### Directive
Return each line of the listing below, unchanged, and omit the images.

### Material
____________________
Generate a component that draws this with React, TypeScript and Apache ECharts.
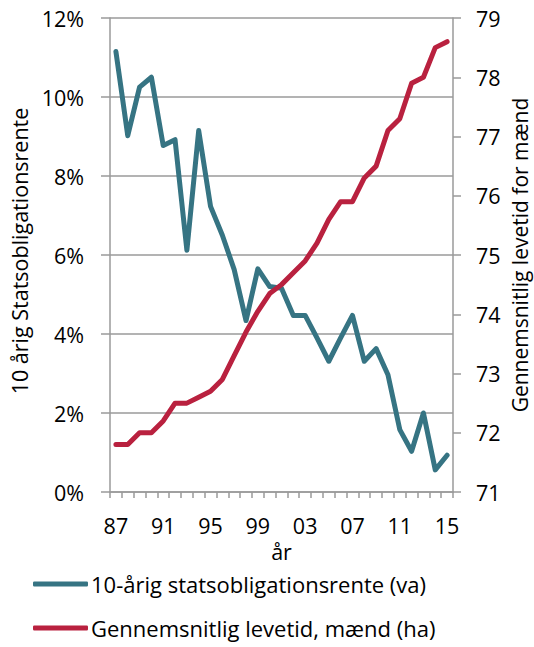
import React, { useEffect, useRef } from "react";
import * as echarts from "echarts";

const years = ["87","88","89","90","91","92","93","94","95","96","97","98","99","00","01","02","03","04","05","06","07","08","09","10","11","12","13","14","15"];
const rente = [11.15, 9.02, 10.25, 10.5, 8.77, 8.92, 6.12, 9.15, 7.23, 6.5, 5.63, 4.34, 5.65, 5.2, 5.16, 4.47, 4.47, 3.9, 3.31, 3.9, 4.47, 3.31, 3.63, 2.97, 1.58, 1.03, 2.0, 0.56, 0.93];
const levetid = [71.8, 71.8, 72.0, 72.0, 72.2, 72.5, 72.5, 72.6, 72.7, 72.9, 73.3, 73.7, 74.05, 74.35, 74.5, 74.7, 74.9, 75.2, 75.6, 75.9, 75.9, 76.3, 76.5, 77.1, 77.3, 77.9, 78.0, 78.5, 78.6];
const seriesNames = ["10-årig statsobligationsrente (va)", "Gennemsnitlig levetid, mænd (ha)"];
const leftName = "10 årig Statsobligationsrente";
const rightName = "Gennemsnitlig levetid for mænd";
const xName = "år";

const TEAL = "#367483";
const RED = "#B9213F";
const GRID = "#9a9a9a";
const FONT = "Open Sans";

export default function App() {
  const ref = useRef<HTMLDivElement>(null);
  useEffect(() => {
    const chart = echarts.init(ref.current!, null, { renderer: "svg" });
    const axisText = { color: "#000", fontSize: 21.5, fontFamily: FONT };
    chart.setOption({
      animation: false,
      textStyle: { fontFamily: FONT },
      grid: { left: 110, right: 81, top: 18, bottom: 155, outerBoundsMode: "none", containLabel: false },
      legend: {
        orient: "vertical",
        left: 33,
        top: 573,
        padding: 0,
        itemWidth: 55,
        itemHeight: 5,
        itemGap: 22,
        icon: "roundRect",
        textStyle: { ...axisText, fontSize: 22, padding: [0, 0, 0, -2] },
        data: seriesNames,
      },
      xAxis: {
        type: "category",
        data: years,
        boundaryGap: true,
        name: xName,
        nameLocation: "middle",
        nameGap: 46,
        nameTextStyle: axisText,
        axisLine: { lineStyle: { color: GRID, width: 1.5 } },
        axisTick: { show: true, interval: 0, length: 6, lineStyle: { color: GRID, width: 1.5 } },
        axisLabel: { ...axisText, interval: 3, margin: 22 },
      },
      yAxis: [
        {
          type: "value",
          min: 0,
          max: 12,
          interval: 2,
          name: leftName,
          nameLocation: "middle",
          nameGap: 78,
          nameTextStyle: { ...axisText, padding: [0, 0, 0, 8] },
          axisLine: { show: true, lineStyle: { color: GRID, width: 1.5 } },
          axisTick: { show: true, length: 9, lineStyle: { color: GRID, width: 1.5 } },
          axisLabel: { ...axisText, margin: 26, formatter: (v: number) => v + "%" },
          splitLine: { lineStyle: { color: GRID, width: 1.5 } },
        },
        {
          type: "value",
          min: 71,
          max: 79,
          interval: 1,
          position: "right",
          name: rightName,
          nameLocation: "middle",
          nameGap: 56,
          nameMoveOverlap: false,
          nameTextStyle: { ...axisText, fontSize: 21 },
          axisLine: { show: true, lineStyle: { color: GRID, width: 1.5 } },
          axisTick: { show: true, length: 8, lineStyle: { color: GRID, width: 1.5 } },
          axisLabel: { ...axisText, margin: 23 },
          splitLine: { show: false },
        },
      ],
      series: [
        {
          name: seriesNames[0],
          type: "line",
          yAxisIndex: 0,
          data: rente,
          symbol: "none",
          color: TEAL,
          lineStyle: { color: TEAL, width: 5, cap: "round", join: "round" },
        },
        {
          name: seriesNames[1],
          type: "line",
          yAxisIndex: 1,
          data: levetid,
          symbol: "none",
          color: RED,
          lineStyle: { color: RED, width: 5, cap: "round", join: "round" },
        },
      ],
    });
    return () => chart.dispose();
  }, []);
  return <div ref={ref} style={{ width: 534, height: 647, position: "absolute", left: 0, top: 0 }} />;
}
____________________
### Exercise solution
Generate a component that draws this with React, TypeScript and Apache ECharts.
import React, { useEffect, useRef } from "react";
import * as echarts from "echarts";

const years = ["87","88","89","90","91","92","93","94","95","96","97","98","99","00","01","02","03","04","05","06","07","08","09","10","11","12","13","14","15"];
const rente = [11.15, 9.02, 10.25, 10.5, 8.77, 8.92, 6.12, 9.15, 7.23, 6.5, 5.63, 4.34, 5.65, 5.2, 5.16, 4.47, 4.47, 3.9, 3.31, 3.9, 4.47, 3.31, 3.63, 2.97, 1.58, 1.03, 2.0, 0.56, 0.93];
const levetid = [71.8, 71.8, 72.0, 72.0, 72.2, 72.5, 72.5, 72.6, 72.7, 72.9, 73.3, 73.7, 74.05, 74.35, 74.5, 74.7, 74.9, 75.2, 75.6, 75.9, 75.9, 76.3, 76.5, 77.1, 77.3, 77.9, 78.0, 78.5, 78.6];
const seriesNames = ["10-årig statsobligationsrente (va)", "Gennemsnitlig levetid, mænd (ha)"];
const leftName = "10 årig Statsobligationsrente";
const rightName = "Gennemsnitlig levetid for mænd";
const xName = "år";

const TEAL = "#367483";
const RED = "#B9213F";
const GRID = "#9a9a9a";
const FONT = "Open Sans";

export default function App() {
  const ref = useRef<HTMLDivElement>(null);
  useEffect(() => {
    const chart = echarts.init(ref.current!, null, { renderer: "svg" });
    const axisText = { color: "#000", fontSize: 21.5, fontFamily: FONT };
    chart.setOption({
      animation: false,
      textStyle: { fontFamily: FONT },
      grid: { left: 110, right: 81, top: 18, bottom: 155, outerBoundsMode: "none", containLabel: false },
      legend: {
        orient: "vertical",
        left: 33,
        top: 573,
        padding: 0,
        itemWidth: 55,
        itemHeight: 5,
        itemGap: 22,
        icon: "roundRect",
        textStyle: { ...axisText, fontSize: 22, padding: [0, 0, 0, -2] },
        data: seriesNames,
      },
      xAxis: {
        type: "category",
        data: years,
        boundaryGap: true,
        name: xName,
        nameLocation: "middle",
        nameGap: 46,
        nameTextStyle: axisText,
        axisLine: { lineStyle: { color: GRID, width: 1.5 } },
        axisTick: { show: true, interval: 0, length: 6, lineStyle: { color: GRID, width: 1.5 } },
        axisLabel: { ...axisText, interval: 3, margin: 22 },
      },
      yAxis: [
        {
          type: "value",
          min: 0,
          max: 12,
          interval: 2,
          name: leftName,
          nameLocation: "middle",
          nameGap: 78,
          nameTextStyle: { ...axisText, padding: [0, 0, 0, 8] },
          axisLine: { show: true, lineStyle: { color: GRID, width: 1.5 } },
          axisTick: { show: true, length: 9, lineStyle: { color: GRID, width: 1.5 } },
          axisLabel: { ...axisText, margin: 26, formatter: (v: number) => v + "%" },
          splitLine: { lineStyle: { color: GRID, width: 1.5 } },
        },
        {
          type: "value",
          min: 71,
          max: 79,
          interval: 1,
          position: "right",
          name: rightName,
          nameLocation: "middle",
          nameGap: 56,
          nameMoveOverlap: false,
          nameTextStyle: { ...axisText, fontSize: 21 },
          axisLine: { show: true, lineStyle: { color: GRID, width: 1.5 } },
          axisTick: { show: true, length: 8, lineStyle: { color: GRID, width: 1.5 } },
          axisLabel: { ...axisText, margin: 23 },
          splitLine: { show: false },
        },
      ],
      series: [
        {
          name: seriesNames[0],
          type: "line",
          yAxisIndex: 0,
          data: rente,
          symbol: "none",
          color: TEAL,
          lineStyle: { color: TEAL, width: 5, cap: "round", join: "round" },
        },
        {
          name: seriesNames[1],
          type: "line",
          yAxisIndex: 1,
          data: levetid,
          symbol: "none",
          color: RED,
          lineStyle: { color: RED, width: 5, cap: "round", join: "round" },
        },
      ],
    });
    return () => chart.dispose();
  }, []);
  return <div ref={ref} style={{ width: 534, height: 647, position: "absolute", left: 0, top: 0 }} />;
}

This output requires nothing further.